Sarah + Kendal + Tiffany, it’s encouraging that I see on this thread a wrestling with a tough contender in the arena of public opinion. I want to use what we learn here to get past, however heartfelt, anodyne statements of what at 17 my religion teacher (a priest) called ‘pious pish-posh’. That’s what’s turned me off for much of my life from ‘organized religion’ and what led my late wife (z”l) to disengage totally from even the secular Jewish identity within which she was raised, very typical in later 20c Western society.
Part of that erosion of bonds that tie among hundreds of millions, believers, lukewarm, agnostic, seekers, is that propaganda has become more concerted against the follies of considering the supernatural plane, the intervention of the messianic prediction, the divine presence, in a particular corner of the ancient world.

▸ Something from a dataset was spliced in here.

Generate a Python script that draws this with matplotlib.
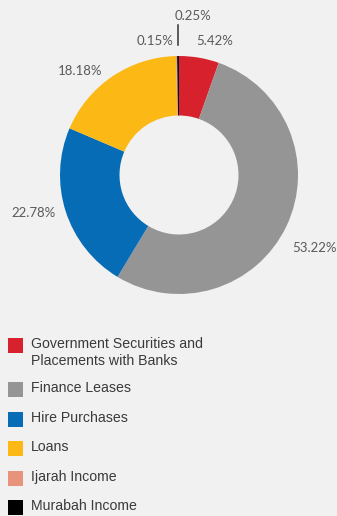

The conflation of the return to Zion with the Edward Said ‘orientalist’ jibe, the rise of whatever’s seen as opposite the civilising process as automatically more moral, more correct, and more just: these paradigm shifts have unbalanced our collective ability to discern intelligently the nuances that prevent us from imposing blanket judgements upon millions of our fellow men and women, past and present. For all of us can never escape our fallen condition within which we err, and go astray, and, yes, sin, same as our ancestors.